In your faster-growing businesses, managed services and government advisory, did the pipeline for both grow sequentially?

Michael P. Connors

Yes, absolutely. Our managed services continue to grow as does our public sector business.

Vincent Colicchio

And the managed services side, are you generating a sort of buzz, is word of mouth helping you out there. I assume the feedback has been fairly positive and also curious if there’s any competitive response, anyone else that’s entered the market to do the same thing?

Michael P. Connors

Good question. First of all, I think we have some very good momentum on managed services.

These are long sales cycles, because part of it is an education. We’re first to market with this.

We’re also very unique to do this work, because we’re in with clients. We understand that the transaction, the contracts.

So our pipeline continues to be robust. These things just take time to close out on each of these clients.

So the business last year grew by about 40% plus. In 2012, we went from somewhere like $11 million to $17 million of revenue.

Again, we expect significant growth in 2013. And as it relates to both of the other -- what was the other part of your question, I’m sorry, Vince?

On the competition side.

Vincent Colicchio

Yes.

Michael P. Connors

Of course, there are people that are out there, are nipping, trying to nip at the heels, people like some of the Big Four, but the reality is no one has a installed client base like we have, no one has the unique qualifications that we have and we think we’re in a good position and we have a great first mover advantage here.

Vincent Colicchio

So on the Australia situation, could you remind us what type of work you are doing there? Any other color would be helpful.

Michael P. Connors

Yes. So in Australia we do similar work as we do globally, but one of our clients is the Australian government, multiple departments within the Australian government, and they have slowed down their spending.

And until they pick that back up, which we expect to happen during the second half of 2013, then the Australian business on a year-over-year comparison will be down a bit. But we know we can overcome that elsewhere in the world, but that’s what’s happening in Australia.

So we are just really waiting for the purse strings kind of loosen up a bit more on the Australian government and right now based on everything we know, that should loosen up during the second half of 2013. So that’s what’s happening in that market.

Vincent Colicchio

Okay. And this one for David, what tax rate should we assume going forward?

David E. Berger

You should use a 40%.

Operator

[Operator Instructions] And we will go back to Marco Rodriguez with Stonegate Securities.

Marco Rodriguez

I have a real quick follow-up, what was the headcount at the end of the quarter?

David E. Berger

813.

Marco Rodriguez

213 you said?

David E. Berger

813.

Michael P. Connors

That was only up, what 3 or something. That was up only about 3 people, Marco.

Marco Rodriguez

Okay. And can you break that down as far as the managed services people and the more traditional consultants?

David E. Berger

Let me just correct that, just make it 812. We have a little over 200 people in India.

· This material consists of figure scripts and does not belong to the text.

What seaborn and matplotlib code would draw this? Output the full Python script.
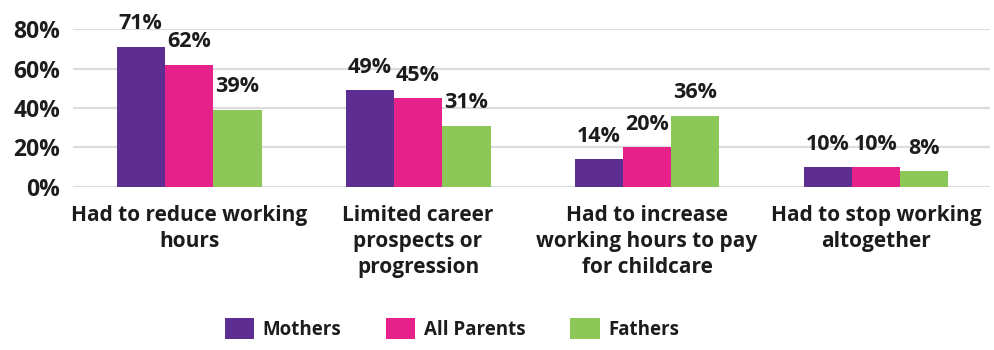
import matplotlib
matplotlib.use("Agg")
import matplotlib.pyplot as plt
import seaborn as sns
import pandas as pd

categories = [
    "Had to reduce working\nhours",
    "Limited career\nprospects or\nprogression",
    "Had to increase\nworking hours to pay\nfor childcare",
    "Had to stop working\naltogether",
]
groups = ["Mothers", "All Parents", "Fathers"]
mothers = [71, 49, 14, 10]
all_parents = [62, 45, 20, 10]
fathers = [39, 31, 36, 8]
colors = ["#5E2D91", "#E6228A", "#8CC858"]
y_ticks = [0, 20, 40, 60, 80]

rows = []
for name, vals in zip(groups, [mothers, all_parents, fathers]):
    for cat, v in zip(categories, vals):
        rows.append({"category": cat, "group": name, "value": v})
df = pd.DataFrame(rows)

sns.set_theme(style="white")
plt.rcParams["font.family"] = ["Open Sans", "DejaVu Sans"]
text_color = "#1c1c1c"

fig = plt.figure(figsize=(9.94, 3.5), dpi=100)
ax = fig.add_axes([0.0734, 0.466, 0.9226, 0.451])

sns.barplot(
    data=df, x="category", y="value", hue="group", hue_order=groups,
    order=categories, palette=colors, width=0.633, gap=0, saturation=1,
    linewidth=0, edgecolor="none", ax=ax,
)

handles, labels = ax.get_legend_handles_labels()
ax.get_legend().remove()

for container, vals in zip(ax.containers, [mothers, all_parents, fathers]):
    ax.bar_label(container, labels=[f"{v}%" for v in vals], padding=9,
                 fontsize=15.5, fontweight="bold", color=text_color)

ax.set_xlim(-0.507, 3.498)
ax.set_ylim(0, 80)
ax.set_yticks(y_ticks)
ax.set_yticklabels([f"{t}%" for t in y_ticks])
ax.yaxis.grid(True, color="#dcdcdc", linewidth=1.6)
ax.set_axisbelow(True)
for s in ax.spines.values():
    s.set_visible(False)
ax.tick_params(axis="y", length=0, pad=9, labelsize=16.5, labelcolor=text_color)
ax.tick_params(axis="x", length=0, pad=13, labelsize=15, labelcolor=text_color)
for lbl in ax.get_yticklabels() + ax.get_xticklabels():
    lbl.set_fontweight("bold")
for lbl in ax.get_xticklabels():
    lbl.set_linespacing(1.3)
ax.set_xlabel("")
ax.set_ylabel("")

fig.legend(
    handles, groups, loc="center", bbox_to_anchor=(452 / 994, 1 - 329 / 350),
    ncol=3, frameon=False, handlelength=1.55, handleheight=1.3,
    handletextpad=0.45, columnspacing=2.4,
    prop={"size": 13.5, "weight": "bold"}, labelcolor=text_color,
)

fig.savefig("out.png", dpi=100)
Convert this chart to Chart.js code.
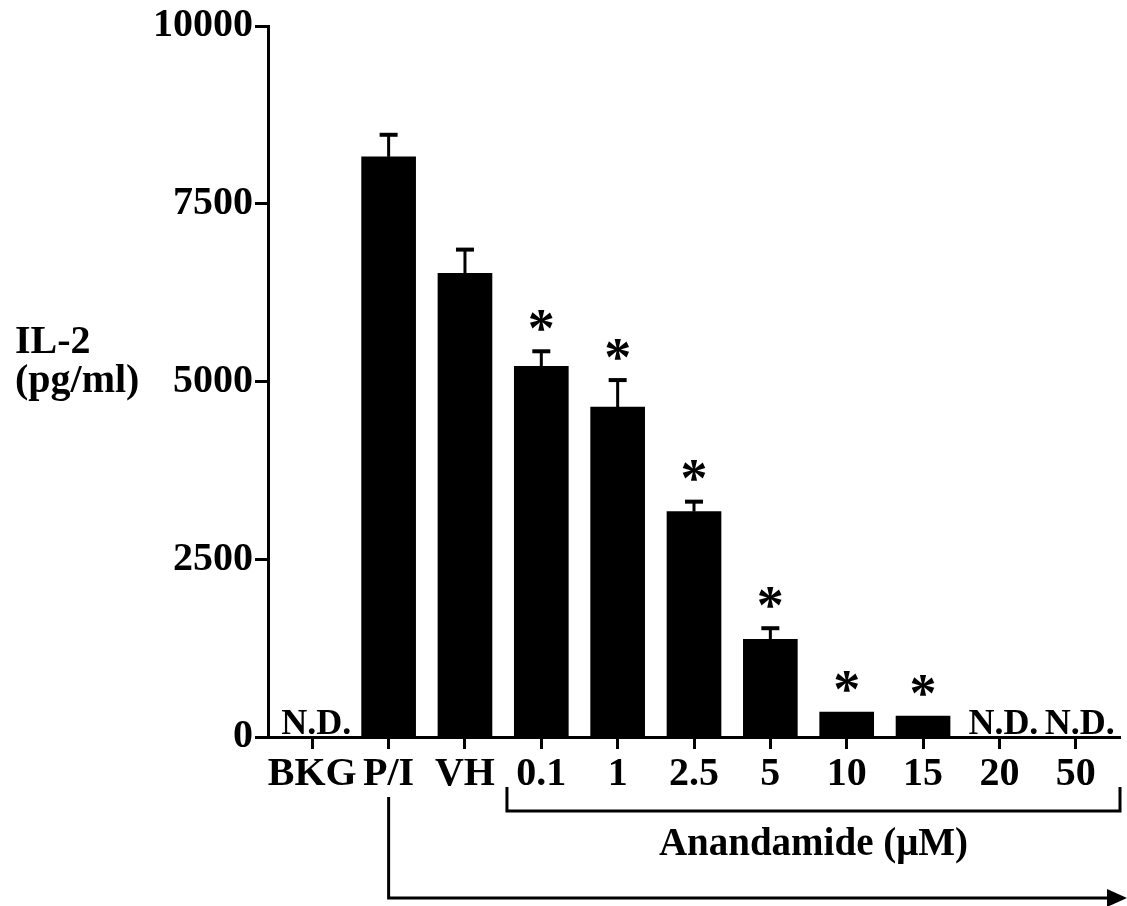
<!DOCTYPE html>
<html><head><meta charset="utf-8">
<script src="https://cdn.jsdelivr.net/npm/chart.js@4.4.1/dist/chart.umd.min.js"></script>
<style>html,body{margin:0;padding:0;background:#fff;}#wrap{width:1127px;height:906px;position:relative;}</style>
</head><body><div id="wrap"><canvas id="c"></canvas></div>
<script>
const categories = ['BKG','P/I','VH','0.1','1','2.5','5','10','15','20','50'];
const il2Values = [null, 8160, 6520, 5215, 4640, 3170, 1375, 350, 295, null, null];
const il2Errors = [0, 310, 335, 210, 380, 140, 155, 0, 0, 0, 0];
const significant = [false,false,false,true,true,true,true,true,true,false,false];
const yTicks = [0, 2500, 5000, 7500, 10000];
const yTitleLines = ['IL-2', '(pg/ml)'];
const groupLabel = 'Anandamide (\u03bcM)';
const ndLabel = 'N.D.';

const FONT = "'Liberation Serif', 'Times New Roman', serif";

const annot = {
  id: 'annot',
  afterDatasetsDraw(chart) {
    const {ctx, scales: {x, y}} = chart;
    ctx.save();
    ctx.strokeStyle = '#000';
    ctx.fillStyle = '#000';
    ctx.lineCap = 'butt';
    il2Values.forEach((v, i) => {
      const px = x.getPixelForValue(i);
      if (v == null) {
        ctx.font = 'bold 36px ' + FONT;
        ctx.textAlign = 'center';
        ctx.textBaseline = 'alphabetic';
        ctx.fillText(ndLabel, px + 4, y.bottom - 3);
        return;
      }
      const top = y.getPixelForValue(v);
      let capY = top;
      if (il2Errors[i] > 0) {
        capY = y.getPixelForValue(v + il2Errors[i]);
        ctx.lineWidth = 3;
        ctx.beginPath(); ctx.moveTo(px, top); ctx.lineTo(px, capY); ctx.stroke();
        ctx.lineWidth = 4;
        ctx.beginPath(); ctx.moveTo(px - 9, capY); ctx.lineTo(px + 9, capY); ctx.stroke();
      }
      if (significant[i]) {
        ctx.font = 'bold 54px ' + FONT;
        ctx.textAlign = 'center';
        ctx.textBaseline = 'alphabetic';
        const m = ctx.measureText('*');
        const off = (m.actualBoundingBoxAscent - m.actualBoundingBoxDescent) / 2;
        ctx.fillText('*', px, capY - 31 + off);
      }
    });
    // y title
    ctx.font = 'bold 40px ' + FONT;
    ctx.textAlign = 'left';
    ctx.textBaseline = 'alphabetic';
    ctx.fillText(yTitleLines[0], 15, 353);
    ctx.fillText(yTitleLines[1], 15, 392);
    // bracket
    const b1 = x.getPixelForValue(2.55);
    const b2 = x.right;
    ctx.lineWidth = 3;
    ctx.beginPath();
    ctx.moveTo(b1, 787); ctx.lineTo(b1, 811); ctx.lineTo(b2, 811); ctx.lineTo(b2, 787);
    ctx.stroke();
    ctx.font = 'bold 39px ' + FONT;
    ctx.textAlign = 'center';
    ctx.fillText(groupLabel, (b1 + b2) / 2, 855);
    // arrow
    const a1 = x.getPixelForValue(1);
    ctx.beginPath();
    ctx.moveTo(a1, 797); ctx.lineTo(a1, 898); ctx.lineTo(1110, 898);
    ctx.stroke();
    ctx.beginPath();
    ctx.moveTo(1107, 889); ctx.lineTo(1127, 898); ctx.lineTo(1107, 907); ctx.closePath();
    ctx.fill();
    ctx.restore();
  }
};

new Chart(document.getElementById('c'), {
  type: 'bar',
  data: {
    datasets: [{
      data: il2Values.map((v, i) => ({x: i, y: v})),
      backgroundColor: '#000',
      borderWidth: 0,
      barThickness: 54
    }]
  },
  options: {
    responsive: true,
    maintainAspectRatio: false,
    animation: false,
    layout: {padding: {top: 24, right: 7, left: 0, bottom: 0}},
    plugins: {legend: {display: false}, tooltip: {enabled: false}},
    scales: {
      x: {
        type: 'linear', min: -0.58, max: 10.58, offset: false,
        afterBuildTicks: s => { s.ticks = categories.map((_, i) => ({value: i})); },
        afterFit: s => { s.height = 169; },
        grid: {offset: false, drawOnChartArea: false, drawTicks: true, tickLength: 12, tickWidth: 3, tickColor: '#000'},
        border: {display: true, width: 3, color: '#000'},
        ticks: {
          callback: v => categories[v] ?? '',
          font: {family: FONT, size: 40, weight: 'bold'},
          color: '#000', padding: 2, maxRotation: 0, autoSkip: false
        }
      },
      y: {
        min: 0, max: 10000,
        afterBuildTicks: s => { s.ticks = yTicks.map(v => ({value: v})); },
        afterFit: s => { s.width = 268; },
        grid: {offset: false, drawOnChartArea: false, drawTicks: true, tickLength: 13, tickWidth: 3, tickColor: '#000'},
        border: {display: true, width: 3, color: '#000'},
        ticks: {
          callback: v => String(v),
          font: {family: FONT, size: 40, weight: 'bold'},
          color: '#000', padding: 2
        }
      }
    }
  },
  plugins: [annot]
});
</script></body></html>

A significant portion of that is dedicated to assisting on the managed services area, but we don't really break out our total managed services headcount.

Michael P. Connors

Well, let me just close here by thanking all of our ISG's over 800 professionals worldwide. I think your passion and dedication has led us to enter 2013 in a strong position.

So we’re in great shape. I think we're poised to build on our market leadership in the year ahead, and I want to thank all of you on the call for your continued support and confidence in our firm.

Have a great weekend.

Operator

This concludes today's conference. Thank you for your participation.